Demikian salah satu isu terkait PMI yang disampaikan oleh Kepala Badan Pelindungan Pekerja Migran Indonesia (BP2MI), Benny Rhamdani, saat beraudiensi dengan MPH-PGI di Grha Oikoumene, Jakarta, Kamis (25/6). Sebelumnya, pengurus BP2MI menyambangi pengurus Majelis Buddhayana Indonesia (MBI), Jakarta.
“Tindakan kejahatan tersebut, yang tentu berangkat dari persoalan di hulu, bagaimana mereka diberangkatkan oleh mafia sindikasi yang tidak bertanggungjawab. Sebab itu, kami mengajak PGI untuk menjadi mitra strategis, bergandengan tangan untuk menangani masalah yang dihadapi oleh PMI. Karena ini adalah masalah bangsa maka tidak cukup BP2MI menanganinya sendiri,” jelasnya.
Sebagai mitra strategis, lanjut Benny, PGI yang membawahi sinode-sinode gereja, dapat berkolaborasi untuk melakukan kegiatan pelatihan, sosialisasi, edukasi tentang perundang-undangan terkait ketenagakerjaan, dan proses rekrutmen agar dilakukan secara benar. “Dengan demikian kita bersama-sama dapat mewujudkan harapan-harapan dan mimpi PMI tentang masa depan keluarganya, setelah mereka kembali dari tempat penempatan,” ujar mantan anggota DPD RI dari daerah pemilihan Sulawesi Utara ini.
Lebih jauh dijelaskan, kuncinya adalah bagaimana negara hadir dan hukum bekerja untuk menyeret perusahaan, atau siapapun yang selama ini terlibat dalam kejahatan terhadap PMI. “Kami ingin memberi pesan bahwa BP2MI akan menjadi mimpi buruk bagi perusahaan dan siapapun yang terlibat dalam kejahatan-kejahatan, dan yang mengeksploitasi para PMI. Tapi sekali lagi BP2MI tidak bisa bekerja sendiri, dan harus menggandeng lembaga-lembaga keagamaan, seperti PGI, teman-teman media, juga NGO,” katanya, sambil mengungkapkan adanya rencana untuk membentuk Satgas Pemberantasan Mafia PMI, yang akan melibatkan PGI.
Pada kesempatan itu, Ketua Umum PGI, Pdt. Gomar Gultom menyambut baik apa yang dipaparkan oleh Kepala BP2MI. Disampaikan bahwa lima tahun terakhir PGI terlibat aktif dalam masalah ini, salah satunya adalah bersama-sama gereja di NTT membangun pilot project terkait pekerja migran, yang diharapkan dapat diikuti oleh gereja-gereja lain.
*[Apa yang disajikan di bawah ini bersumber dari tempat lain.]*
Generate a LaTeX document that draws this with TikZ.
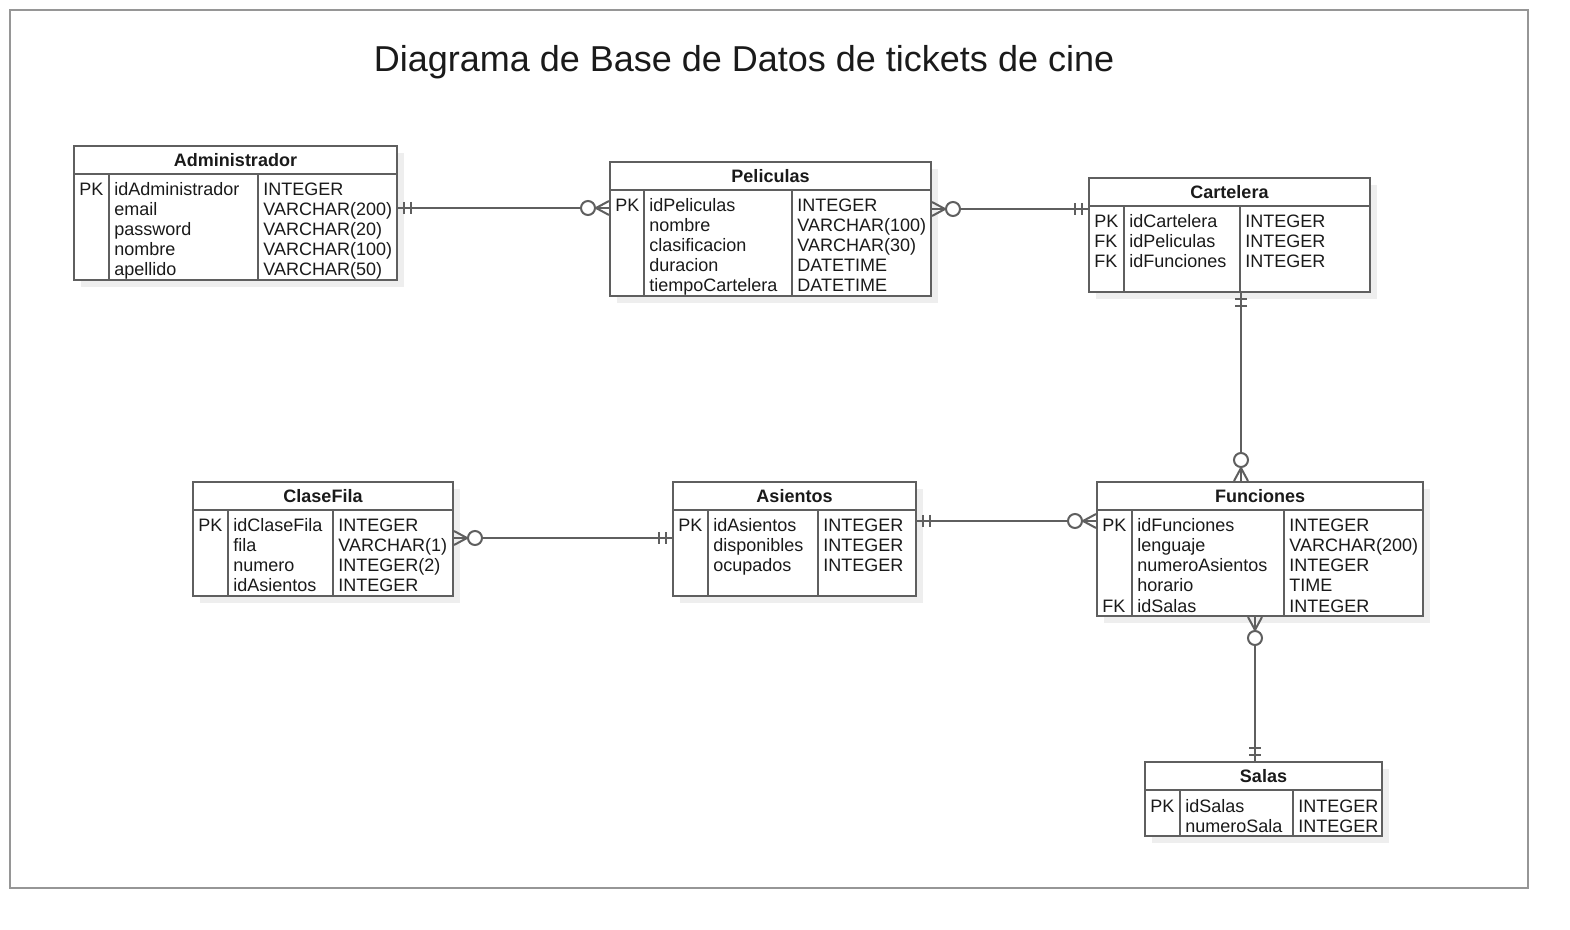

Selain itu, dalam setiap persidangan-persidangan oikoumenis, PGI juga selalu mengangkat masalah yang dihadapi oleh PMI. Dan selalu mengingatkan bahwa tugas gereja untuk meningatkan masyarakat, untuk lebih mampu bersaing, dan memberikan pemahaman terhadap produk undang-undang terkait, sebelum memutuskan niat menjadi PMI.
“Oleh karena itu, BP2MI perlu kita topang. Saya mengajak juga seluruh lembaga masyarakat sipil, NGO yang konsern dengan masalah ini, untuk bersama-sama menopang pekerjaan BP2MI. Semuanya bukan untuk siapa-siapa, tetapi bagi masyarakat dan bangsa kita yang lebih sejahtera. Sehingga para PMI ini betul-betul sebagai pahlawan devisa itu tidak hanya slogan saja, tetapi sungguh-sungguh pahlawan yang dihargai,” jelasnya.
Ketua Umum PGI berharap agar BP2MI memiliki otoritas yang besar, seperti BNN. Jika tidak, maka akan sulit untuk melakukan peran dan fungsinya. Ke depan juga diharapkan BP2MI bisa memutus segala ego sektoral yang ada, karena ini membutuhkan komitmen dari kementrian dan instansi lain. “Tanpa komitmen itu tetap saja apa yang dipaparkan oleh pimpinan BP2MI akan sulit diimplementasikan. Kami sudah melihat selama ini betapa sulitnya memberantas sindikasi dan calo-calo yang ada,” tandas Pdt. Gomar.